Ever since 3E the cleric hasn't been the same and they cleric/priest lost a lot of flavor that made them unique and fun playing. I used to play a lot of them just for the backgrounds and not the mechanics of it.
We used the Unearthed Arcana Favored Soul, a subclass of Sorcerer, as the Sorcerer-Priests of Rylor (the God of the Sun, Magic, and Enlightenment, a Greco-Roman style God who valued both intellectualism
and physicality, magic
and fighting skill; a healthy mind in a healthy body) but Rylor had two branches of His priesthood, one
a bit more focused on Magic, the Sorcerer-Priests, and the other equally
a bit more focused on martial skills, which we just portrayed as standard Clerics with the Sun Domain, and the combination worked perfectly, with the Sorcerer-Priests and the Clerics being visually indistinguishable from each other. I absolutely loved my Sorcerer-Priest who wore half plate armor with a muscle cuirass, fought with a spear and shield with 2 attacks per round, and could cast both healing spells and
Fireballs... but by around 9th level or so he had so few hit points that his fighting ability had mostly been reduced to being theoretical and instead he usually just ended up acting as an artillery Sorcerer lobbing spells from the rear, since by that point anytime I
did have him try to wade into combat as I'd been able to do at lower levels he would end up getting spanked pretty hard.
For the War-Priests of Tyr we finagled a Cleric with the War Domain but with a few things altered to give it 2 attacks per round at 8th level.

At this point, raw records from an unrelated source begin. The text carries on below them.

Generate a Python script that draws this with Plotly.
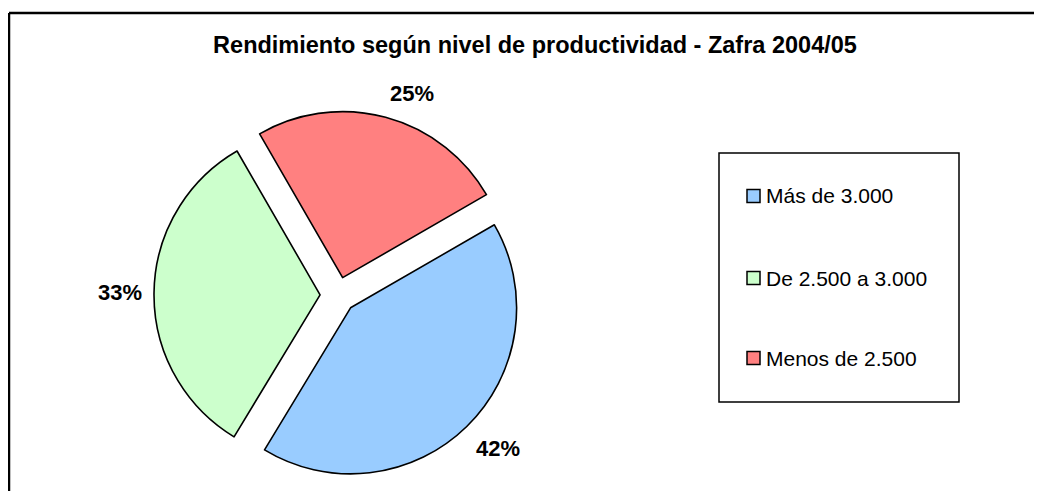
import math
import plotly.graph_objects as go

# Data
categories = ["Más de 3.000", "De 2.500 a 3.000", "Menos de 2.500"]
values = [42, 33, 25]
colors = ["#99CCFF", "#CCFFCC", "#FF8080"]
title_text = "Rendimiento según nivel de productividad - Zafra 2004/05"

# The page adds an 8px body margin, so the figure is 16px smaller than the window
OFF = 8
W, H = 1042 - 2 * OFF, 499 - 2 * OFF


def px(x):
    return (x - OFF) / W


def py(y):
    return 1 - (y - OFF) / H


FONT = "Liberation Sans, Arial, sans-serif"
PULL = 0.108
ROTATION = 60
# pie domain in window pixels
DX0, DX1, DY0, DY1 = 154, 522, 111, 479

fig = go.Figure()
fig.add_trace(go.Pie(
    labels=categories,
    values=values,
    sort=False,
    direction="clockwise",
    rotation=ROTATION,
    pull=[PULL] * len(values),
    marker=dict(colors=colors, line=dict(color="black", width=1.6)),
    textinfo="none",
    domain=dict(x=[px(DX0), px(DX1)], y=[py(DY1), py(DY0)]),
    showlegend=False,
    hoverinfo="label+percent",
))

shapes = []
annotations = []

# Percentage labels placed outside each slice along its bisector
cx, cy = (DX0 + DX1) / 2, (DY0 + DY1) / 2
r = (DX1 - DX0) / 2 / (1 + PULL)
dist = r * (1 + PULL) + 10
total = sum(values)
start = ROTATION
for v in values:
    span = v / total * 360
    mid = math.radians(start + span / 2)
    sx, sy = math.sin(mid), math.cos(mid)
    lx, ly = cx + dist * sx, cy - dist * sy
    xa = "left" if sx > 0.15 else ("right" if sx < -0.15 else "center")
    ya = "bottom" if sy > 0.3 else ("top" if sy < -0.3 else "middle")
    annotations.append(dict(text=f"{round(v / total * 100)}%", xref="paper", yref="paper",
                            x=px(lx), y=py(ly), xanchor=xa, yanchor=ya, showarrow=False,
                            font=dict(family=FONT, size=22, color="black", weight="bold")))
    start += span

# Chart outer border (top and left edges visible; the rest runs off the image)
shapes.append(dict(type="line", xref="paper", yref="paper",
                   x0=px(9), x1=1.2, y0=py(13), y1=py(13),
                   line=dict(color="black", width=2.5)))
shapes.append(dict(type="line", xref="paper", yref="paper",
                   x0=px(9), x1=px(9), y0=py(13), y1=-0.2,
                   line=dict(color="black", width=2.5)))
# Legend box
shapes.append(dict(type="rect", xref="paper", yref="paper",
                   x0=px(719), x1=px(959), y0=py(402), y1=py(153),
                   line=dict(color="black", width=1.5), fillcolor="white"))
item_y = [196, 278, 358]
for cat, col, yc in zip(categories, colors, item_y):
    shapes.append(dict(type="rect", xref="paper", yref="paper",
                       x0=px(747), x1=px(760), y0=py(yc + 6.5), y1=py(yc - 6.5),
                       line=dict(color="black", width=1.5), fillcolor=col))
    annotations.append(dict(text=cat, xref="paper", yref="paper",
                            x=px(764), y=py(yc), xanchor="left", yanchor="middle",
                            showarrow=False,
                            font=dict(family=FONT, size=21, color="black")))

fig.update_layout(
    width=W, height=H,
    margin=dict(l=0, r=0, t=0, b=0),
    paper_bgcolor="white",
    plot_bgcolor="white",
    title=dict(text=title_text, x=px(535), xanchor="center",
               y=py(45), yanchor="middle", xref="paper", yref="container",
               font=dict(family=FONT, size=23.5, color="black", weight="bold")),
    shapes=shapes,
    annotations=annotations,
)

fig.write_html("out.html")
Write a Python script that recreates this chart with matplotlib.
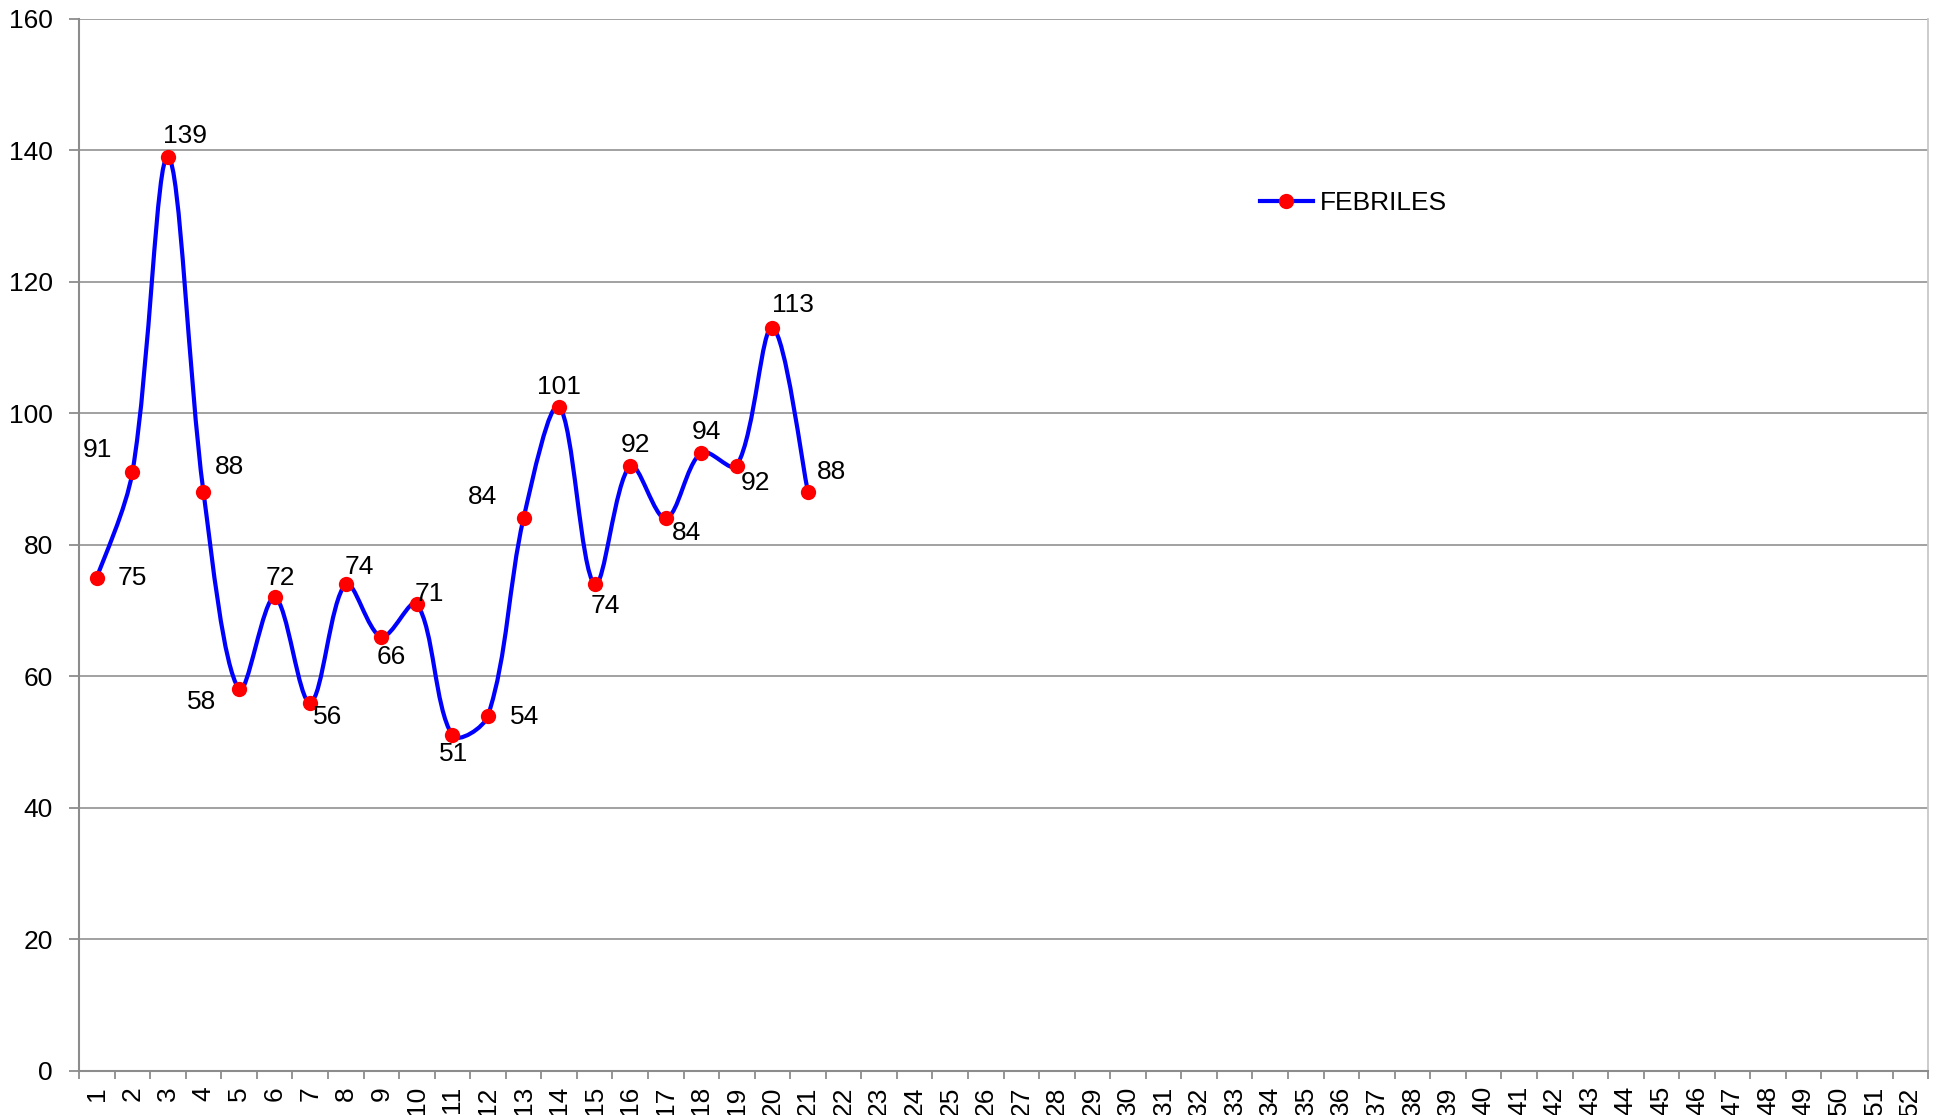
import matplotlib
import numpy as np

matplotlib.use("Agg")
import matplotlib.pyplot as plt  # noqa: E402
from matplotlib.lines import Line2D  # noqa: E402
from matplotlib.patches import PathPatch  # noqa: E402
from matplotlib.path import Path  # noqa: E402

plt.rcParams["font.family"] = ["Liberation Sans", "DejaVu Sans"]

# semanas epidemiológicas 1..52, datos hasta la semana 21
weeks = list(range(1, 53))
week_labels = [str(w) for w in weeks]
febriles = [75, 91, 139, 88, 58, 72, 56, 74, 66, 71, 51, 54, 84, 101, 74,
            92, 84, 94, 92, 113, 88]
series_name = "FEBRILES"
y_ticks = list(range(0, 161, 20))

# desplazamiento de cada etiqueta (px en la imagen reducida), como en Excel
label_dx = [29, -28, 14, 21, -30, 5, 14, 11, 8, 10, 1, 30, -33, 0, 9, 4, 17, 4, 15, 17, 19]
label_dy = [0, -18, -17, -20, 10, -16, 12, -14, 16, -8, 15, 1, -17, -16, 18, -17, 12, -17, 14, -18, -16]

FS = 19


def smooth_path(ax, x, y):
    """Curva suavizada tipo Excel: Bezier, tangentes ponderadas por longitud de cuerda
    (calculado en píxeles y devuelto en coordenadas de datos)."""
    pts = ax.transData.transform(np.column_stack([x, y]).astype(float))
    n = len(pts)
    seg = np.linalg.norm(np.diff(pts, axis=0), axis=1)
    out_arm = [None] * n
    in_arm = [None] * n
    for i in range(n):
        if i == 0:
            out_arm[i] = (pts[1] - pts[0]) / 6.0
            continue
        if i == n - 1:
            in_arm[i] = (pts[i] - pts[i - 1]) / 6.0
            continue
        tang = pts[i + 1] - pts[i - 1]
        d_in, d_out = seg[i - 1], seg[i]
        out_arm[i] = tang * d_out / (d_in + d_out) / 3.0
        in_arm[i] = tang * d_in / (d_in + d_out) / 3.0
    verts = [pts[0]]
    codes = [Path.MOVETO]
    for i in range(n - 1):
        verts += [pts[i] + out_arm[i], pts[i + 1] - in_arm[i + 1], pts[i + 1]]
        codes += [Path.CURVE4] * 3
    verts = ax.transData.inverted().transform(np.array(verts))
    return Path(verts, codes)


def main() -> None:
    fig = plt.figure(figsize=(19.37, 11.15), dpi=100)
    ax = fig.add_axes([0.0408, 0.0395, 0.9546, 0.9439])
    ax.set_xlim(0.5, 52.5)
    ax.set_ylim(0, 160)

    xs = weeks[:len(febriles)]
    ax.add_patch(PathPatch(smooth_path(ax, xs, febriles), facecolor="none",
                           edgecolor="#0000ff", lw=3.0, zorder=3))
    ax.plot(xs, febriles, "o", color="#ff0000", ms=11, mec="none", zorder=4)

    k = 1937 / 1568 * 0.72
    for x, v, dx, dy in zip(xs, febriles, label_dx, label_dy):
        ax.annotate(str(v), (x, v), xytext=(dx * k, -dy * k),
                    textcoords="offset points", ha="center", va="center",
                    fontsize=FS, color="black", zorder=5)

    ax.set_yticks(y_ticks)
    ax.yaxis.grid(True, color="#9a9a9a", lw=1.3)
    ax.set_axisbelow(True)
    ax.tick_params(axis="y", labelsize=FS, length=7, width=1.3, color="#8c8c8c", pad=12)

    # marcas entre categorías, etiquetas centradas
    ax.set_xticks(np.arange(0.5, 53, 1.0))
    ax.set_xticklabels([])
    ax.set_xticks(weeks, minor=True)
    ax.set_xticklabels(week_labels, minor=True, rotation=90)
    ax.tick_params(axis="x", which="major", length=6, width=1.3, color="#8c8c8c")
    ax.tick_params(axis="x", which="minor", length=0, labelsize=FS, pad=11)

    for side in ("left", "bottom"):
        ax.spines[side].set_color("#8c8c8c")
        ax.spines[side].set_linewidth(1.5)
    ax.spines["right"].set_color("#c8c8c8")
    ax.spines["right"].set_linewidth(1.3)
    ax.spines["top"].set_visible(False)

    handle = Line2D([], [], color="#0000ff", lw=3.0, marker="o", ms=11,
                    mfc="#ff0000", mec="none")
    ax.legend([handle], [series_name], loc="center left",
              bbox_to_anchor=(0.6387, 0.8247), frameon=False, fontsize=FS,
              borderpad=0, borderaxespad=0, handlelength=2.0, handletextpad=0.25)

    fig.savefig("out.png", dpi=100)


if __name__ == "__main__":
    main()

But we're generally much less concerned with perfect class balance than with verisimilitude and genre simulation, and building a world that feels both fairly realistic and fun. Balance is mostly about character spotlighting anyway, and the DM handles that. Even the most powerful PC on paper will feel useless if the DM focuses things on another character. The DM just has to make sure to give every PC a chance in the spotlight to show off and have fun.